Ресторатор - страница 26
– Ульяна, если бы у меня были силы кому-то что-то объяснять, я бы сделал это.
– Я продаю бизнес. Это всего три слова, Константин Владимирович! – горько воскликнула я, поражаясь его поведению. – Вы меня, конечно, извините, но мне кажется, я заслужила это услышать до того, как все случится. Если бы вы сказали это заранее и попросили не задавать лишних вопросов, я бы не стала переходить черту. Но сейчас я чувствую себя преданной! Как будто мне плюнули в душу и продали наравне с кухонной утварью. И думаю, я не одна испытываю подобные чувства! Наши ребята уважали вас… Вы всегда были для них живым примером бизнесмена, который делает для своего коллектива больше, чем просто приходит и забирает прибыль. Но, видимо, и они, и я ошибались на ваш счет!
Лавров резко встал, его руки сжались в кулаки, будто он пытался удержать в них остатки разрушенной репутации.
– Я стал задыхаться, Ульяна! – вырвалось у него.
В этом признании было столько боли и отчаяния, что я опешила.

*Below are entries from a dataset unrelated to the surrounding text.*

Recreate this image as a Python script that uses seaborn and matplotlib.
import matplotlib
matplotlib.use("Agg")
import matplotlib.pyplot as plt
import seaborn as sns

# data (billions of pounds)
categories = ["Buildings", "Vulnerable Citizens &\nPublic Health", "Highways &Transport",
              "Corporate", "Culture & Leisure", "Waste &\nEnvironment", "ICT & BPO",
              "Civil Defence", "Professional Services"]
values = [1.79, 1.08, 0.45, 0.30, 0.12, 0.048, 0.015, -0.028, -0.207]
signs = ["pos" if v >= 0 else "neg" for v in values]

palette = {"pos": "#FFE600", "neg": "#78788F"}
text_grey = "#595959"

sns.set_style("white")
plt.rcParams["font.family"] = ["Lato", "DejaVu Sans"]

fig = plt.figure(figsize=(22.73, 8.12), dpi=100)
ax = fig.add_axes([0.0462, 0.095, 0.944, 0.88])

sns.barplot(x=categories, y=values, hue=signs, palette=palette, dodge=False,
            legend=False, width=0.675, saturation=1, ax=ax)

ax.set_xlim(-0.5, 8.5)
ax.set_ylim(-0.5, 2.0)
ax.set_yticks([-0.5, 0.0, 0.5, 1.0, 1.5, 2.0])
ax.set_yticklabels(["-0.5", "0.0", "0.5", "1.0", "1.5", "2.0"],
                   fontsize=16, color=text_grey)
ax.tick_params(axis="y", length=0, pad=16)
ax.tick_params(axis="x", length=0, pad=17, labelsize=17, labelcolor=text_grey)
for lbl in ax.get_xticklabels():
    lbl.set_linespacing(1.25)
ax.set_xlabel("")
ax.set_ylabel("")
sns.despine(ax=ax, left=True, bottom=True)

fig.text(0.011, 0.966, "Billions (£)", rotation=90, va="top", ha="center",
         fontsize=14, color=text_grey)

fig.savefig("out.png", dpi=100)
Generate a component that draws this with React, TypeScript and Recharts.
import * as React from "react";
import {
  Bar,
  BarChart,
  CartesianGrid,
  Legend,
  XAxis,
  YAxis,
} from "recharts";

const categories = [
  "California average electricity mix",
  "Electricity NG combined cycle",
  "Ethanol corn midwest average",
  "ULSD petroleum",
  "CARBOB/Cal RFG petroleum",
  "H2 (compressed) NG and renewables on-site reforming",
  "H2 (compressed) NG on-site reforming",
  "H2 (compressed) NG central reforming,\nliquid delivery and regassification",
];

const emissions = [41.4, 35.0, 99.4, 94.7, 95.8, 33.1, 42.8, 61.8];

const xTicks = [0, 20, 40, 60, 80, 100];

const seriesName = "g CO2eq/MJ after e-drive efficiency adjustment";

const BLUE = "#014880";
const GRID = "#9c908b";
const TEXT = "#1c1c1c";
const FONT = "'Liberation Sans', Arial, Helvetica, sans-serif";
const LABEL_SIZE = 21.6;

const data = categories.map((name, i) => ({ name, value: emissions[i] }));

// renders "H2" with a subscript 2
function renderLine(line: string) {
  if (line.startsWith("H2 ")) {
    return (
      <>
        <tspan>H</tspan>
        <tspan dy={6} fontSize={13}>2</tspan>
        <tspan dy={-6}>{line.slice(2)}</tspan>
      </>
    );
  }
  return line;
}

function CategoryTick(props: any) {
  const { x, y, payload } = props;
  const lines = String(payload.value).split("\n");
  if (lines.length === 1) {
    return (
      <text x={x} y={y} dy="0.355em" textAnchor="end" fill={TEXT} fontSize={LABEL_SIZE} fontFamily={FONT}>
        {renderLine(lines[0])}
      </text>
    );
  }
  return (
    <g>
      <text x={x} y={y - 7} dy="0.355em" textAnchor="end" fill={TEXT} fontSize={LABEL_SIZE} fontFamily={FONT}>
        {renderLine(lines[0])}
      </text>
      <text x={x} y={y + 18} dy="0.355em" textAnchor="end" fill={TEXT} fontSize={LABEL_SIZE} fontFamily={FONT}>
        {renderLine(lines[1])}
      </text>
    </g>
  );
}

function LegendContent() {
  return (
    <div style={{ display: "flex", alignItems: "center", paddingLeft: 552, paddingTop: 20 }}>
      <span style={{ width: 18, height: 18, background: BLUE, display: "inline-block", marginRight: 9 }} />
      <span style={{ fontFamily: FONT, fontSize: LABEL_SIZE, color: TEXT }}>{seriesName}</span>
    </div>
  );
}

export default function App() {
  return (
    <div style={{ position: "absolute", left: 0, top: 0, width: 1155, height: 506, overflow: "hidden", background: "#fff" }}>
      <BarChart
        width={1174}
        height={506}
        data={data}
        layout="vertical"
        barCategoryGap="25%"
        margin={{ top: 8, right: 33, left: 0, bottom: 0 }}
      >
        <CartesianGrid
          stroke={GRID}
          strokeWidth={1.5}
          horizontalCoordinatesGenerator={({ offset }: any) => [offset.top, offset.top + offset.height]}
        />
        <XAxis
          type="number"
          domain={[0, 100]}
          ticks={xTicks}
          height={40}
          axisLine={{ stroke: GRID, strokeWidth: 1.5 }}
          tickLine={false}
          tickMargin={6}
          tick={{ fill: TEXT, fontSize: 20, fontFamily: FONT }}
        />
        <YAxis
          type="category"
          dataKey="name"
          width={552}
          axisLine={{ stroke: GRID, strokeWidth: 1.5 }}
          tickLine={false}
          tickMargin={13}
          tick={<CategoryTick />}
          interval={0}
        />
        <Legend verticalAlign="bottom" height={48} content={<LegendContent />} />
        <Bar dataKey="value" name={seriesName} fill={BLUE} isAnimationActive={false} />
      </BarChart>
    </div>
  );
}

– В смысле? – растерянно спросила я.
Он зашагал по комнате, мельтеша из стороны в сторону, словно взвешивая, стоит ли мне раскрывать реальное положение дел или ограничиться сухими фактами.
– Крупные кредиты, инновации… Это же не просто цифры. Я пытался идти в ногу со временем. Хотя ты сама знаешь, как тяжело мне давались перемены. Каждое новшество – как прыжок с парашютом. Ты вложил деньги, а потом остается только ждать – сработало или нет. Кажется, ты летишь, ветер режет лицо, адреналин – живее, чем от любого допинга.
Он резко обернулся, и на мгновение я увидела в нем снова того Лаврова, с которым познакомилась десять лет назад – акулу ресторанного бизнеса. Волевого и основательного мужчину, который когда-то дерзко перекупал шеф-поваров под носом у конкурентов.
Я молчала, не смея вставить и слова, потому что видела: он говорил правду. Ту правду, которая может быть неприглядной и в ней порой тяжело признаться самому себе.
– Но когда ты болен, и врачи говорят, что тебе осталось лет пять, если не будешь лечиться, – по дрогнувшему голосу казалось, что из Лаврова вдруг выпустили весь воздух, – когда каждое утро начинается с таблеток, а не с кофе, гонка превращается в удушье.
Константин Владимирович тяжело опустился обратно в кресло, словно все силы разом покинули его.
– Я стал не справляться… Груз кредитов давил, но я создавал иллюзию стабильности. Переводил со своих счетов, заложил квартиру жены. Почти без задержек оплачивал счета поставщиков и зарплаты, а потом… – Его плечи сгорбились, будто невидимый груз придавил их. – Проснулся ночью от того, что не могу дышать. Не в переносном смысле, Ульяна. Буквально.
Я машинально втянула воздух, как будто сама переживала его нехватку. В глазах стояли слезы, и я даже не пыталась их сдерживать. Константин Владимирович подошел к столику, дрожащей рукой налил воды из графина:
– Врачи сказали: или я отпускаю все, или следующий приступ станет последним. Выбирать между делом жизни и жизнью, – горько усмехнулся Лавров. – Я смалодушничал. Продал. Сбежал.
Я сидела, оглушенная его признанием. Мне стало стыдно за свою вспышку и чересчур эмоциональные упреки. Злость и обида испарились, уступив место состраданию и горечи. Передо мной сидел не тот уверенный в себе бизнесмен, которого я знала долгие годы, а обычный живой человек, оказавшийся перед сложнейшим выбором.
– Признаться коллективу? Сказать: «Простите, ребята, я сломался»? – его голос сорвался в шепот. – Я же, как их отец. Отцы не падают.